The report from the Intermediary Mortgage Lenders Association examines the impact of post financial crisis mortgage regulation on the growing army of ‘non-standard’ customers who fall outside the traditional core of salaried borrowers with no credit blemishes who can pay off their loans before a set retirement date.
 
IMLA argues that people seeking a loan which is likely to remain outstanding beyond their normal retirement age are suffering from a lack of clarity in the Mortgage Market Review (MMR) rules, which is resulting in older borrowers being frozen out.
 
Most private sector employees now hold defined contribution (DC) pensions, which often prevent accurate predictions of their pension income making it hard for lenders to determine how affordable a loan may prove beyond the point of retirement.
 
With the MMR requiring lenders to ensure mortgages are affordable for the lifetime of the loan in order to ‘protect borrowers from themselves’, the scope for interpretation has convinced many lenders that lending into retirement now carries extra risk if borrowers find at a later date that their retirement income disappoints.
 
In response, many mortgage lenders have imposed lower maximum age limits rather than risk future accusations of breaching the rules where customers’ pensions prove insufficient to keep up their mortgage repayments after they retire.
 
With house prices rising faster than incomes, many borrowers are not managing to purchase an appropriate family home until their forties or even fifties. But anyone over the age of 40 is seeking a loan with a standard term of 25 years will be borrowing beyond a normal retirement age of 65 and is liable to find their options restricted.
 
IMLA argues the upcoming thematic review of the MMR by the Financial Conduct Authority, which is set to examine responsible lending in the first half of 2015, must provide extra clarity so that lenders can offer the flexibility required to meet borrowers’ changing needs without fear of future censure.
 
‘This issue goes beyond the transitional arrangements for existing borrowers, and means that efforts by the lending community to follow the spirit of MMR with new customers are being hampered by the very real concern that it may be cited against them in future,’ said Peter Williams, executive director of the IMLA.
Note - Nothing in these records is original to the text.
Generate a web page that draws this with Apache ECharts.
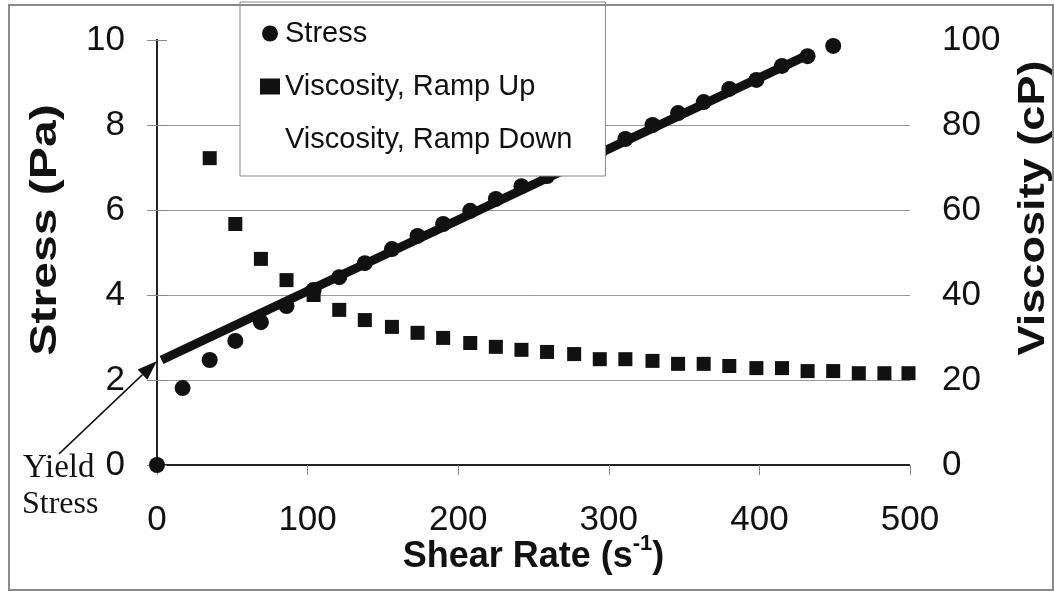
<!DOCTYPE html>
<html>
<head>
<meta charset="utf-8">
<script src="https://cdn.jsdelivr.net/npm/echarts@6/dist/echarts.min.js"></script>
<style>
  html, body { margin: 0; padding: 0; background: #fff; }
  #chart { width: 1054px; height: 592px; }
</style>
</head>
<body>
<div id="chart"></div>
<script>
// Shear-rate sweep: stress (left axis, Pa) and viscosity (right axis, cP)
const shearRateStress = [0, 17, 35, 52, 69, 86, 104, 121, 138, 156, 173, 190, 208, 225, 242, 259, 277, 294, 311, 329, 346, 363, 380, 398, 415, 432, 449];
const stressPa = [0, 1.81, 2.47, 2.92, 3.36, 3.74, 4.12, 4.42, 4.75, 5.08, 5.39, 5.67, 5.98, 6.26, 6.56, 6.8, 7.1, 7.38, 7.67, 8.0, 8.28, 8.54, 8.85, 9.06, 9.39, 9.62, 9.86];

const shearRateVisc = [35, 52, 69, 86, 104, 121, 138, 156, 173, 190, 208, 225, 242, 259, 277, 294, 311, 329, 346, 363, 380, 398, 415, 432, 449, 466, 483, 499];
const viscosityUpCP = [72.2, 56.7, 48.5, 43.5, 40, 36.5, 34.1, 32.5, 31.1, 29.9, 28.7, 27.8, 27.1, 26.6, 26.1, 24.9, 24.9, 24.5, 23.8, 23.8, 23.3, 22.8, 22.8, 22.1, 22.1, 21.6, 21.6, 21.6];
const viscosityDownCP = [];

// Bingham fit through the stress points, and its intercept (yield stress)
const fitRate = [3, 434];
const fitStress = [2.47, 9.68];
const yieldStressPa = 2.45;

const seriesNames = ['Stress', 'Viscosity, Ramp Up', 'Viscosity, Ramp Down'];

const FONT = '"Liberation Sans", Arial, Helvetica, sans-serif';
const SERIF = '"Liberation Serif", "Times New Roman", serif';
const INK = '#111';
const dottedAxis = { show: true, lineStyle: { color: '#222', width: 2, type: [2, 1] } };
const outerTick = { show: true, inside: false, length: 10, lineStyle: { color: '#888', width: 1 } };

const zip = (xs, ys) => xs.map((x, i) => [x, ys[i]]);

const chart = echarts.init(document.getElementById('chart'), null, { renderer: 'canvas' });

const option = {
  backgroundColor: '#fff',
  animation: false,
  textStyle: { fontFamily: FONT, color: INK },
  grid: { left: 157, top: 40, width: 753, height: 425, containLabel: false, outerBoundsMode: 'none' },
  legend: {
    data: [
      { name: seriesNames[0], icon: 'circle' },
      { name: seriesNames[1], icon: 'rect' },
      { name: seriesNames[2], icon: 'rect' }
    ],
    orient: 'vertical',
    left: 240,
    top: 2,
    padding: [17, 33, 22, 20],
    itemGap: 24,
    itemWidth: 20,
    itemHeight: 16,
    backgroundColor: '#fff',
    borderColor: '#888',
    borderWidth: 1,
    borderRadius: 0,
    selectedMode: false,
    textStyle: { fontFamily: FONT, fontSize: 29, color: INK },
    z: 10
  },
  xAxis: [
    {
      type: 'value', min: 0, max: 500, interval: 100, position: 'bottom',
      axisLine: dottedAxis,
      axisTick: outerTick,
      axisLabel: { fontFamily: FONT, fontSize: 35, color: INK, margin: 38 },
      splitLine: { show: false },
      name: 'Shear Rate (s{sup|-1})',
      nameLocation: 'middle',
      nameGap: 68,
      nameMoveOverlap: false,
      nameTextStyle: {
        fontFamily: FONT, fontSize: 36, fontWeight: 'bold', color: INK, lineHeight: 48,
        rich: { sup: { fontFamily: FONT, fontSize: 22, fontWeight: 'bold', color: INK, verticalAlign: 'top', lineHeight: 20 } }
      }
    },
    {
      type: 'value', min: 0, max: 500, interval: 100, position: 'top',
      axisLine: dottedAxis,
      axisTick: { show: false }, axisLabel: { show: false }, splitLine: { show: false }
    }
  ],
  yAxis: [
    {
      type: 'value', min: 0, max: 10, interval: 2, position: 'left',
      axisLine: dottedAxis,
      axisTick: outerTick,
      axisLabel: { fontFamily: FONT, fontSize: 35, color: INK, margin: 32 },
      splitLine: { show: true, showMinLine: false, showMaxLine: false, lineStyle: { color: '#999', width: 1 } }
    },
    {
      type: 'value', min: 0, max: 100, interval: 20, position: 'right',
      axisLine: dottedAxis,
      axisTick: outerTick,
      axisLabel: { fontFamily: FONT, fontSize: 35, color: INK, margin: 32 },
      splitLine: { show: false }
    }
  ],
  series: [
    {
      name: seriesNames[1], type: 'scatter', xAxisIndex: 0, yAxisIndex: 1,
      symbol: 'rect', symbolSize: 14,
      itemStyle: { color: INK, opacity: 1 },
      data: zip(shearRateVisc, viscosityUpCP), z: 3
    },
    {
      name: seriesNames[2], type: 'scatter', xAxisIndex: 0, yAxisIndex: 1,
      symbol: 'rect', symbolSize: 14,
      itemStyle: { color: 'rgba(0,0,0,0)', opacity: 1 },
      data: viscosityDownCP, z: 3
    },
    {
      name: seriesNames[0], type: 'scatter', xAxisIndex: 0, yAxisIndex: 0,
      symbol: 'circle', symbolSize: 16,
      itemStyle: { color: INK, opacity: 1 },
      data: zip(shearRateStress, stressPa), z: 4
    },
    {
      name: 'Bingham fit', type: 'line', xAxisIndex: 0, yAxisIndex: 0,
      showSymbol: false, symbol: 'none', silent: true,
      lineStyle: { color: INK, width: 9, cap: 'butt' },
      data: zip(fitRate, fitStress), z: 5
    }
  ],
  graphic: [
    {
      id: 'frame', type: 'rect', silent: true, z: 100,
      shape: { x: 9, y: 5, width: 1044, height: 585 },
      style: { fill: 'none', stroke: '#8a8a8a', lineWidth: 2 }
    },
    {
      id: 'yTitleLeft', type: 'text', x: 46, y: 230, rotation: Math.PI / 2, scaleX: 1.3,
      style: { text: 'Stress (Pa)', font: 'bold 37px ' + FONT, fill: INK, align: 'center', verticalAlign: 'middle' }
    },
    {
      id: 'yTitleRight', type: 'text', x: 1034, y: 208, rotation: Math.PI / 2, scaleX: 1.22,
      style: { text: 'Viscosity (cP)', font: 'bold 37px ' + FONT, fill: INK, align: 'center', verticalAlign: 'middle' }
    },
    {
      id: 'yieldWord1', type: 'text', x: 23, y: 468,
      style: { text: 'Yield', font: '33px ' + SERIF, fill: INK, align: 'left', verticalAlign: 'middle' }
    },
    {
      id: 'yieldWord2', type: 'text', x: 22, y: 505,
      style: { text: 'Stress', font: '32px ' + SERIF, fill: INK, align: 'left', verticalAlign: 'middle' }
    }
  ]
};

chart.setOption(option);

// Arrow from the "Yield Stress" note to the fit's intercept on the stress axis
const tip = chart.convertToPixel({ xAxisIndex: 0, yAxisIndex: 0 }, [0, yieldStressPa]);
const tail = [tip[0] - 98, tip[1] + 93];
const dx = tip[0] - tail[0], dy = tip[1] - tail[1];
const len = Math.sqrt(dx * dx + dy * dy);
const ux = dx / len, uy = dy / len;
const headLen = 20, headHalf = 7;
const base = [tip[0] - ux * headLen, tip[1] - uy * headLen];
chart.setOption({
  graphic: [
    {
      id: 'arrowShaft', type: 'line', silent: true, z: 50,
      shape: { x1: tail[0], y1: tail[1], x2: base[0], y2: base[1] },
      style: { stroke: INK, lineWidth: 1.5 }
    },
    {
      id: 'arrowHead', type: 'polygon', silent: true, z: 50,
      shape: { points: [
        [tip[0], tip[1]],
        [base[0] - uy * headHalf, base[1] + ux * headHalf],
        [base[0] + uy * headHalf, base[1] - ux * headHalf]
      ] },
      style: { fill: INK }
    }
  ]
});
</script>
</body>
</html>
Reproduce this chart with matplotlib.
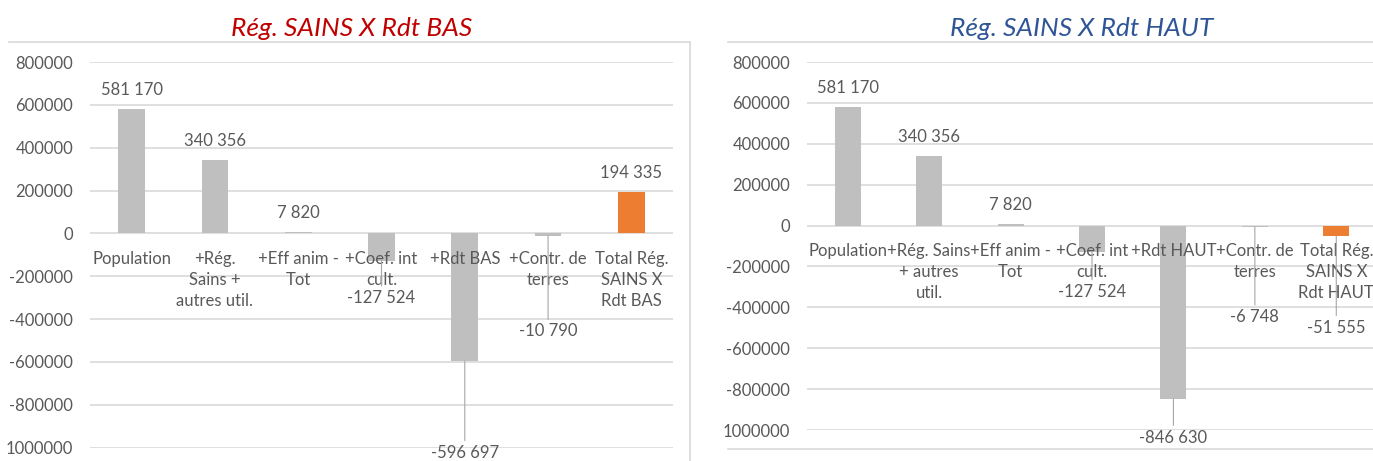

‘Uncertain pension incomes make it difficult for lenders to assess mortgage affordability in later life, and this may become even harder when the new pension freedoms take effect next year. To avoid a situation where regulation brings about the extinction of mortgage terms that stretch into retirement, we need clarity and confirmation about where the boundaries of responsible lending truly lie,’ he explained.

‘MMR has been a big step forwards but having put a strong framework in place for the future, attention must now focus on honing the template so the pendulum doesn't swing too far towards conservatism. Wherever possible, protecting consumers from themselves should not rule out options that would benefit them financially and meet an obvious need,’ he pointed out.
 
‘Restricting access to mortgage credit is the right decision in some circumstances for the consumers' long term security, but equally there are situations when a refusal to lend can prove to be to the borrower’s financial detriment. We need to strike a balance and the FCA review will be vital so that an update to the MMR rules can iron out some of these creases,’ he added.